E potremmo continuare all’infinito, ma rischieremmo di cadere, ad un certo punto del nostro progredire, nella retorica… Non è di questo che abbiamo bisogno, di piangerci addosso, ammettere la nostra sconfortante incapacità e quindi l’abbandonarci non a Lui, ma allo sconforto fine a sé stesso, negando al Signore la possibilità di risollevarci, in altre parole, di salvarci.

MISERICORDIA E CONIUGAZIONE DELL’AMORE

Ed è qui che mi viene in aiuto una riflessione tratta dal foglietto della celebrazione festiva che riporto perché le attribuisco una valenza “redentrice”: “La misericordia è la traduzione del precetto dell’amore. La dobbiamo necessariamente esercitare per dimostrare di essere “figli”. Ne abbiamo anche bisogno per non essere condannati. Dovrebbe perfino traboccare”. Allora ecco che dovremmo imparare a passare dalla “declinazione” dell’amore, sin qui intesa come “rifiuto”, alla “coniugazione”, termine che si attribuisce ai “verbi”, parte del discorso che associa un’azione, un agire.

 “…è la traduzione del precetto dell’amore”: cioè sganciarci dalla lettura dei Suoi Comandamenti intesi come “precetti”, obblighi, la cui inosservanza comporterà ineluttabilmente la condanna, quanto piuttosto una lettura beatifica (“le Beatitudini”) dove la loro applicazione, non “osservanza passiva”, è l’azione che trasforma i precetti in amore. E l’unica coniugazione che Gesù ci ha insegnato, che ci ha lasciato da fare come “compito” è quella del verbo “amare”: <<Amerai il Signore Dio tuo con tutto il cuore, con tutta la tua anima e con tutta la tua mente. Questo è il più grande e il primo dei comandamenti. E il secondo è simile al primo: Amerai il prossimo tuo come te stesso>> (Mt22, 37-39).

RIFLESSIONE

Mi verrebbe da dire, rivolgendomi al Padre eterno: <<Grazie Signore per la Tua infinita Misericordia, perdonami per le tante “declinazioni” che ho operato nella mia vita verso di Te, sordo e muto e anche cieco in tante occasioni, ed insegnami a coniugare la Tua volontà!>>.

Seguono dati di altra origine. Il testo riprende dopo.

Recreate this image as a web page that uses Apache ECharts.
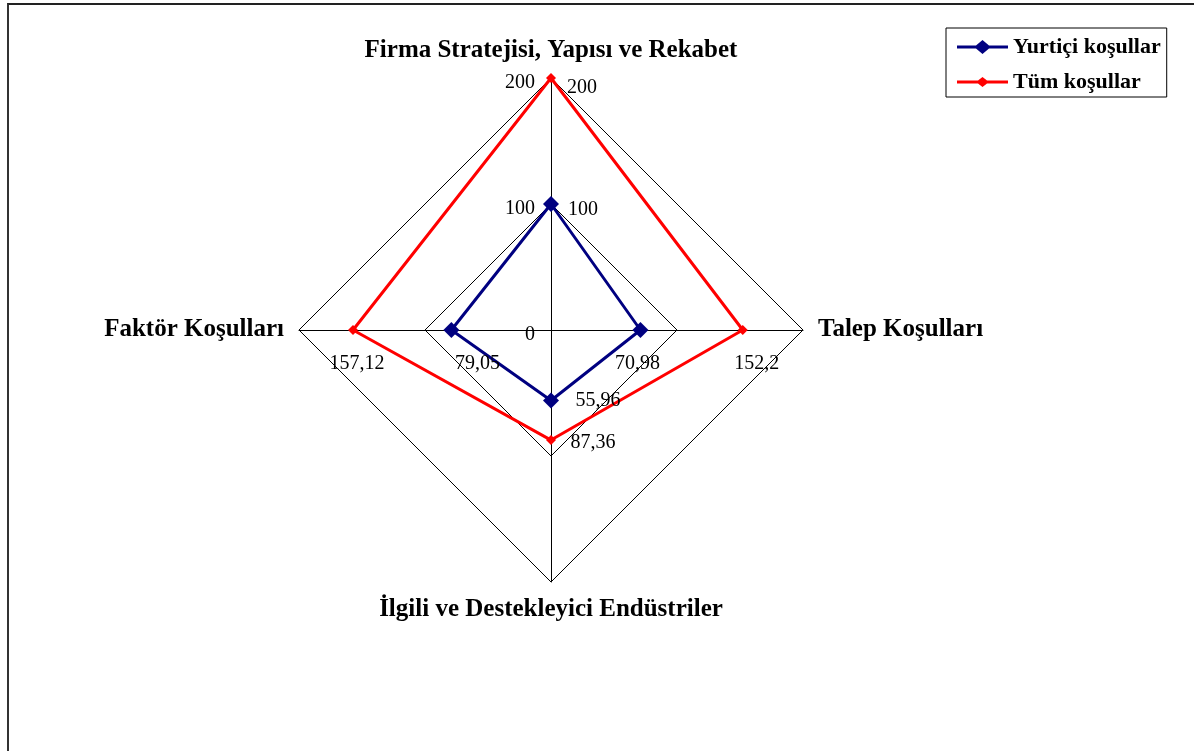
<!DOCTYPE html>
<html>
<head>
<meta charset="utf-8">
<script src="https://cdn.jsdelivr.net/npm/echarts@6/dist/echarts.min.js"></script>
<style>
html, body { margin: 0; padding: 0; background: #fff; }
#frame { position: absolute; left: 7px; top: 3px; width: 1187px; height: 748px; border-left: 2px solid #333; border-top: 2px solid #222; }
#main { position: absolute; left: 0; top: 0; width: 1194px; height: 751px; }
</style>
</head>
<body>
<div id="frame"></div>
<div id="main"></div>
<script>
// eksenler (saat yönünün tersine: üst, sol, alt, sağ)
const indicatorNames = ['Firma Stratejisi, Yapısı ve Rekabet', 'Faktör Koşulları', 'İlgili ve Destekleyici Endüstriler', 'Talep Koşulları'];
const axisMax = 200;
const yurtici = [100, 79.05, 55.96, 70.98];
const tum = [200, 157.12, 87.36, 152.2];
const seriesNames = ['Yurtiçi koşullar', 'Tüm koşullar'];

// etiket kaydırmaları (piksel), seri ve eksen sırasına göre
const labelShift = [
  [[32, 6], [26, 34], [47, 0], [-3, 34]],
  [[31, 10], [4, 34], [42, 3], [14, 34]]
];

const fmt = function (v) { return String(v).replace('.', ','); };

const serif = 'Liberation Serif';
const blueIcon = 'path://M0,5.5L19,5.5L25.5,0L32,5.5L51,5.5L51,8.5L32,8.5L25.5,14L19,8.5L0,8.5Z';
const redIcon = 'path://M0,5.5L21,5.5L25.5,2L30,5.5L51,5.5L51,8.5L30,8.5L25.5,12L21,8.5L0,8.5Z';

const chart = echarts.init(document.getElementById('main'));

const option = {
  animation: false,
  legend: {
    orient: 'vertical',
    left: 946,
    top: 28,
    padding: [8, 6, 4, 11],
    borderColor: '#000',
    borderWidth: 1,
    backgroundColor: '#fff',
    itemWidth: 51,
    itemHeight: 14,
    itemGap: 13,
    textStyle: { fontFamily: serif, fontWeight: 'bold', fontSize: 22, color: '#000' },
    data: [
      { name: seriesNames[0], icon: blueIcon },
      { name: seriesNames[1], icon: redIcon }
    ]
  },
  radar: {
    center: [551, 330],
    radius: 252,
    shape: 'polygon',
    splitNumber: 2,
    nameGap: 15,
    axisName: { color: '#000', fontFamily: serif, fontWeight: 'bold', fontSize: 25 },
    axisLine: { lineStyle: { color: '#000', width: 1 } },
    splitLine: { lineStyle: { color: '#000', width: 1 } },
    splitArea: { show: false },
    axisLabel: { show: false, color: '#000', fontFamily: serif, fontSize: 20, margin: 16, verticalAlign: 'top', lineHeight: 10 },
    indicator: indicatorNames.map(function (n, i) {
      const ind = { name: n, min: 0, max: axisMax };
      if (i === 0) ind.axisLabel = { show: true };
      return ind;
    })
  },
  series: [{
    type: 'radar',
    symbol: 'diamond',
    labelLayout: function (p) {
      const vals = (p.dataIndex === 1 ? tum : yurtici).map(fmt);
      const k = vals.indexOf(p.text);
      if (k < 0) return {};
      const s = labelShift[p.dataIndex][k];
      return { dx: s[0], dy: s[1] };
    },
    data: [
      {
        name: seriesNames[0],
        value: yurtici,
        symbolSize: 16,
        lineStyle: { color: '#000080', width: 3 },
        itemStyle: { color: '#000080' },
        label: { show: true, position: 'inside', color: '#000', fontFamily: serif, fontSize: 20, formatter: function (p) { return fmt(p.value); } }
      },
      {
        name: seriesNames[1],
        value: tum,
        symbolSize: 10,
        lineStyle: { color: '#ff0000', width: 3 },
        itemStyle: { color: '#ff0000' },
        label: { show: true, position: 'inside', color: '#000', fontFamily: serif, fontSize: 20, formatter: function (p) { return fmt(p.value); } }
      }
    ]
  }]
};

chart.setOption(option);
</script>
</body>
</html>
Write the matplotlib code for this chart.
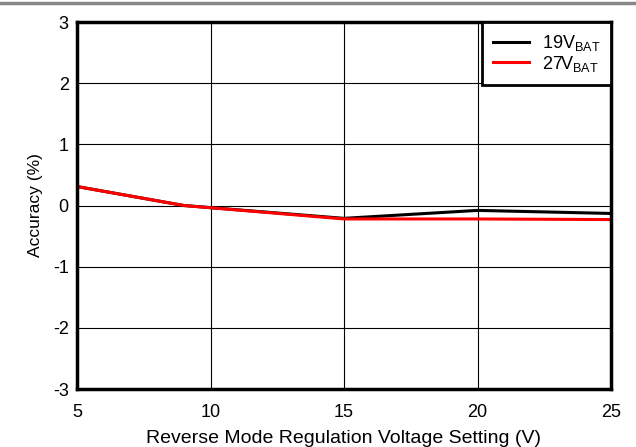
import matplotlib.pyplot as plt
from matplotlib.lines import Line2D

plt.rcParams['font.family'] = ['Liberation Sans', 'DejaVu Sans']
plt.rcParams['axes.unicode_minus'] = False

# reverse mode regulation voltage setting (V)
v_set = [5, 9, 15, 20, 25]
acc_19v = [0.31, 0.0, -0.21, -0.08, -0.13]
acc_27v = [0.31, 0.0, -0.22, -0.22, -0.23]
labels = ['19V$_{\\mathregular{BAT}}$', '27V$_{\\mathregular{BAT}}$']

fig = plt.figure(figsize=(6.36, 4.47), dpi=100)
ax = fig.add_axes([77 / 636, 1 - 389 / 447, 534 / 636, 367 / 447])

ax.plot(v_set, acc_19v, color='black', lw=2.2, label=labels[0])
ax.plot(v_set, acc_27v, color='red', lw=2.2, label=labels[1])

ax.set_xlim(5, 25)
ax.set_ylim(-3, 3)
ax.set_xticks([5, 10, 15, 20, 25])
ax.set_yticks([-3, -2, -1, 0, 1, 2, 3])
ax.grid(True, color='black', lw=0.8)
ax.tick_params(length=0, labelsize=13)
ax.tick_params(axis='x', pad=11)
ax.tick_params(axis='y', pad=6)
for s in ax.spines.values():
    s.set_linewidth(2.5)

ax.set_xlabel('Reverse Mode Regulation Voltage Setting (V)', fontsize=14, labelpad=6)
ax.set_ylabel('Accuracy (%)', fontsize=12.5, labelpad=7)

leg = ax.legend(loc='upper right', fontsize=13, frameon=True, fancybox=False,
                borderaxespad=0, handlelength=2.0, labelspacing=0.05, borderpad=0.6,
                handletextpad=0.7)
leg.get_frame().set_edgecolor('black')
leg.get_frame().set_linewidth(2)
leg.get_frame().set_alpha(1)

# gray rule across top of the figure
fig.add_artist(Line2D([0, 1], [1 - 3 / 447, 1 - 3 / 447], color='#888888', lw=2.5))

fig.savefig('out.png', dpi=100)
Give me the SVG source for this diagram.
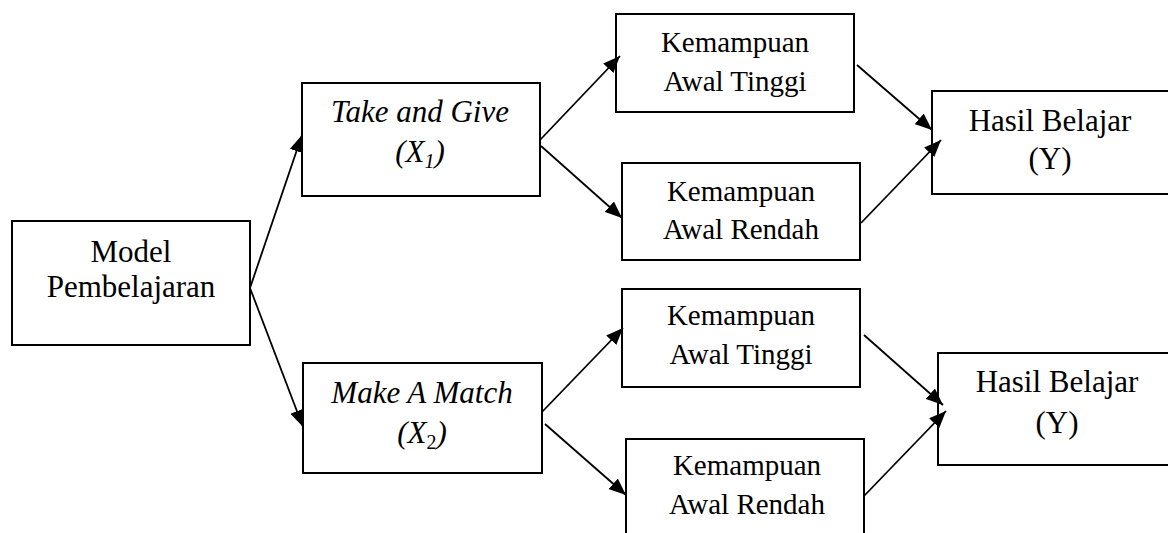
<svg xmlns="http://www.w3.org/2000/svg" width="1168" height="533" viewBox="0 0 1168 533" font-family="'Liberation Serif', 'DejaVu Serif', serif">
  <style>
    .box { fill: #fff; stroke: #000; stroke-width: 2; }
    .lbl { font-family: 'Liberation Serif', 'DejaVu Serif', serif; fill: #000; text-anchor: middle; }
    .big { font-size: 31px; }
    .sm { font-size: 29px; }
    .it { font-style: italic; }
    .conn line { stroke: #000; stroke-width: 1.8; marker-end: url(#arrow); }
  </style>
  <defs>
    <marker id="arrow" markerUnits="userSpaceOnUse" markerWidth="18" markerHeight="14" refX="17" refY="7" orient="auto">
      <path d="M0,0 L17,7 L0,14 z" fill="#000"/>
    </marker>
  </defs>
  <rect width="1168" height="533" fill="#fff"/>

  <g id="model">
    <rect class="box" x="12" y="221" width="238" height="124"/>
    <text class="lbl big" x="131" y="262">Model</text>
    <text class="lbl big" x="131" y="297">Pembelajaran</text>
  </g>

  <g id="take-and-give">
    <rect class="box" x="302" y="83" width="238" height="113"/>
    <text class="lbl big it" x="420" y="122">Take and Give</text>
    <text class="lbl big it" x="420" y="162">(X<tspan font-size="20" dy="6">1</tspan><tspan dy="-6">)</tspan></text>
  </g>

  <g id="make-a-match">
    <rect class="box" x="303" y="363" width="239" height="110"/>
    <text class="lbl big it" x="422" y="403">Make A Match</text>
    <text class="lbl big it" x="422" y="443">(X<tspan font-size="20" font-style="normal" dy="6">2</tspan><tspan dy="-6">)</tspan></text>
  </g>

  <g id="tinggi-1">
    <rect class="box" x="616" y="14" width="238" height="98"/>
    <text class="lbl sm" x="735" y="52">Kemampuan</text>
    <text class="lbl sm" x="735" y="91">Awal Tinggi</text>
  </g>

  <g id="rendah-1">
    <rect class="box" x="622" y="163" width="238" height="97"/>
    <text class="lbl sm" x="741" y="201">Kemampuan</text>
    <text class="lbl sm" x="741" y="239">Awal Rendah</text>
  </g>

  <g id="tinggi-2">
    <rect class="box" x="622" y="289" width="238" height="98"/>
    <text class="lbl sm" x="741" y="325">Kemampuan</text>
    <text class="lbl sm" x="741" y="364">Awal Tinggi</text>
  </g>

  <g id="rendah-2">
    <rect class="box" x="626" y="439" width="238" height="110"/>
    <text class="lbl sm" x="747" y="475">Kemampuan</text>
    <text class="lbl sm" x="747" y="514">Awal Rendah</text>
  </g>

  <g id="hasil-1">
    <rect class="box" x="932" y="91" width="240" height="103"/>
    <text class="lbl big" x="1050" y="131">Hasil Belajar</text>
    <text class="lbl big" x="1050" y="169">(Y)</text>
  </g>

  <g id="hasil-2">
    <rect class="box" x="938" y="353" width="240" height="112"/>
    <text class="lbl big" x="1057" y="392">Hasil Belajar</text>
    <text class="lbl big" x="1057" y="433">(Y)</text>
  </g>

  <g id="connectors" class="conn">
    <line x1="250" y1="288" x2="302" y2="135"/>
    <line x1="250" y1="288" x2="303" y2="427"/>
    <line x1="540" y1="140" x2="620" y2="56"/>
    <line x1="541" y1="146" x2="622" y2="218"/>
    <line x1="542" y1="412" x2="623" y2="328"/>
    <line x1="545" y1="424" x2="626" y2="495"/>
    <line x1="857" y1="65" x2="932" y2="130"/>
    <line x1="861" y1="223" x2="941" y2="140"/>
    <line x1="864" y1="335" x2="943" y2="405"/>
    <line x1="864" y1="496" x2="946" y2="411"/>
  </g>
</svg>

Non siamo forse “declinatori seriali” e poco “coniugatori” del sentimento di amore verso gli uomini e verso Dio? Quanto dolore infliggiamo, col nostro comportamento, a chi ci ama e che non vede ricambiato questo sentimento, anche nel mancato affetto delle relazioni amicali che sviliscono i rapporti umani interpersonali e, di conseguenza, pure quelli con la collettività a cui si appartiene e dove le nostre azioni vengono manifestate?

CONCLUSIONE

Cerchiamo di riflettere, prima di agire, su quali conseguenze il nostro modo di essere e di porgerci può generare nella società e non pensiamo che le nostre azioni siano indenni da riflessi nella realtà in cui viviamo perché rivolte ad una sola persona in quanto, come un effetto domino, il nostro agire o non agire implicano delle reazioni da parte di chi riceve e o non riceve il nostro affetto.

Si pensi solo a chi ha subito una violenza fisica o morale, con quale stato d’animo potrà, a sua volta, rivolgersi ad un proprio simile: paura o spirito di rivalsa potrebbero perpetuare e moltiplicare gli effetti nefasti della nostra mancanza d’amore verso il prossimo.

Riflettiamo, dunque, prima di operare affinché, quando non ci saremo più, chi ci ricorderà possa farlo per come abbiamo saputo coniugare quell’amore e non per quanto lo abbiamo declinato.

Con affetto, appunto, Vostro Antonio.